* WHAT YOU NEED TO DO: Print the material below exactly as it stands, please, from its first line to the line holding "1.17, 1.25, 1.30]", with no pictures.

=====

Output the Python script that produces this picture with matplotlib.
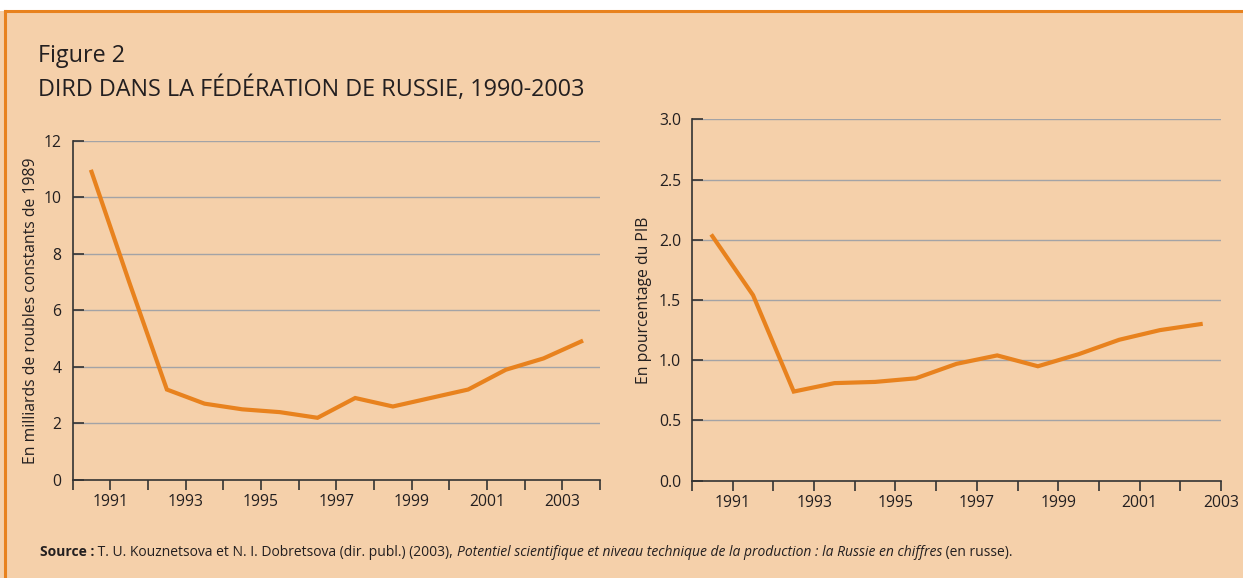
import matplotlib
matplotlib.use("Agg")
import matplotlib.pyplot as plt
from matplotlib.patches import Rectangle
from matplotlib.lines import Line2D

plt.rcParams['font.family'] = ['Open Sans', 'DejaVu Sans']

# left panel: DIRD, billions of constant 1989 roubles
years_left = list(range(1990, 2004))
dird_roubles = [10.9, 7.0, 3.2, 2.7, 2.5, 2.4, 2.2, 2.9, 2.6, 2.9, 3.2, 3.9, 4.3, 4.9]

# right panel: DIRD as a share of GDP (%)
years_right = list(range(1990, 2003))
dird_pib = [2.03, 1.54, 0.74, 0.81, 0.82, 0.85, 0.97, 1.04, 0.95, 1.05, 1.17, 1.25, 1.30]

tick_labels = ['1991', '1993', '1995', '1997', '1999', '2001', '2003']

BG = '#F5D0AA'
ORANGE = '#E8821E'
GRID = '#A3A3A6'
INK = '#231F20'

W, H = 1243, 578
fig = plt.figure(figsize=(W / 100, H / 100), dpi=100)
fig.patch.set_facecolor('white')

# peach panel with orange rule on top and left (drawn below the axes)
fig.patches.append(Rectangle((0, 0), 1, 1 - 11 / H, transform=fig.transFigure,
                             facecolor=BG, edgecolor='none', zorder=-2))
fig.lines.append(Line2D([5 / W, 1], [1 - 11 / H, 1 - 11 / H], transform=fig.transFigure,
                        color=ORANGE, lw=2.2, zorder=-1))
fig.lines.append(Line2D([5 / W, 5 / W], [0, 1 - 11 / H], transform=fig.transFigure,
                        color=ORANGE, lw=2.2, zorder=-1))

fig.text(38 / W, 1 - 62 / H, 'Figure 2', fontsize=16.8, color=INK)
fig.text(38 / W, 1 - 96 / H, 'DIRD DANS LA FÉDÉRATION DE RUSSIE, 1990-2003',
         fontsize=16.8, color=INK)


def style_axes(ax, n, ymax, ystep, yfmt):
    ax.set_facecolor('none')
    ax.set_xlim(0, n)
    ax.set_ylim(0, ymax)
    for s in ['top', 'right']:
        ax.spines[s].set_visible(False)
    for s in ['left', 'bottom']:
        ax.spines[s].set_color('#333333')
        ax.spines[s].set_linewidth(1.2)
    yt = [i * ystep for i in range(int(round(ymax / ystep)) + 1)]
    ax.set_yticks(yt)
    ax.set_yticklabels([yfmt.format(v) for v in yt])
    for v in yt[1:]:
        ax.axhline(v, color=GRID, lw=1.0, zorder=1)
    ax.set_xticks(range(n + 1))
    labels = [''] * (n + 1)
    for i, lab in enumerate(tick_labels):
        if 2 * i + 1 <= n:
            labels[2 * i + 1] = lab
    ax.set_xticklabels(labels)
    ax.tick_params(axis='y', direction='in', length=8, width=1.2, color='#333333',
                   pad=8, labelsize=11.3, labelcolor=INK)
    ax.tick_params(axis='x', direction='out', length=7, width=1.2, color='#333333',
                   pad=3, labelsize=11.3, labelcolor=INK)


ax1 = fig.add_axes([72.7 / W, 98 / H, 527.3 / W, 339.3 / H])
style_axes(ax1, len(years_left), 12, 2, '{:.0f}')
ax1.plot([i + 0.5 for i in range(len(years_left))], dird_roubles,
         color=ORANGE, lw=3, solid_joinstyle='miter', zorder=3)
ax1.set_ylabel('En milliards de roubles constants de 1989', fontsize=11.3,
               color=INK, labelpad=3)

ax2 = fig.add_axes([692 / W, 97.3 / H, 529 / W, 361.4 / H])
style_axes(ax2, len(years_right), 3.0, 0.5, '{:.1f}')
ax2.plot([i + 0.5 for i in range(len(years_right))], dird_pib,
         color=ORANGE, lw=3, solid_joinstyle='miter', zorder=3)
ax2.set_ylabel('En pourcentage du PIB', fontsize=11.3, color=INK, labelpad=5)

# source line, built from pieces with different weights/styles
pieces = [
    ('Source :', dict(fontweight='bold')),
    (' T. U. Kouznetsova et N. I. Dobretsova (dir. publ.) (2003), ', {}),
    ('Potentiel scientifique et niveau technique de la production : la Russie en chiffres', dict(fontstyle='italic')),
    (' (en russe).', {}),
]
renderer = fig.canvas.get_renderer()
x = 40
for txt, kw in pieces:
    t = fig.text(x / W, 1 - 556 / H, txt, fontsize=10, color=INK, **kw)
    bb = t.get_window_extent(renderer=renderer)
    x += bb.width

fig.savefig('out.png', dpi=100, facecolor=fig.get_facecolor())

=====

* REPLY TO THE EXERCISE:
Output the Python script that produces this picture with matplotlib.
import matplotlib
matplotlib.use("Agg")
import matplotlib.pyplot as plt
from matplotlib.patches import Rectangle
from matplotlib.lines import Line2D

plt.rcParams['font.family'] = ['Open Sans', 'DejaVu Sans']

# left panel: DIRD, billions of constant 1989 roubles
years_left = list(range(1990, 2004))
dird_roubles = [10.9, 7.0, 3.2, 2.7, 2.5, 2.4, 2.2, 2.9, 2.6, 2.9, 3.2, 3.9, 4.3, 4.9]

# right panel: DIRD as a share of GDP (%)
years_right = list(range(1990, 2003))
dird_pib = [2.03, 1.54, 0.74, 0.81, 0.82, 0.85, 0.97, 1.04, 0.95, 1.05, 1.17, 1.25, 1.30]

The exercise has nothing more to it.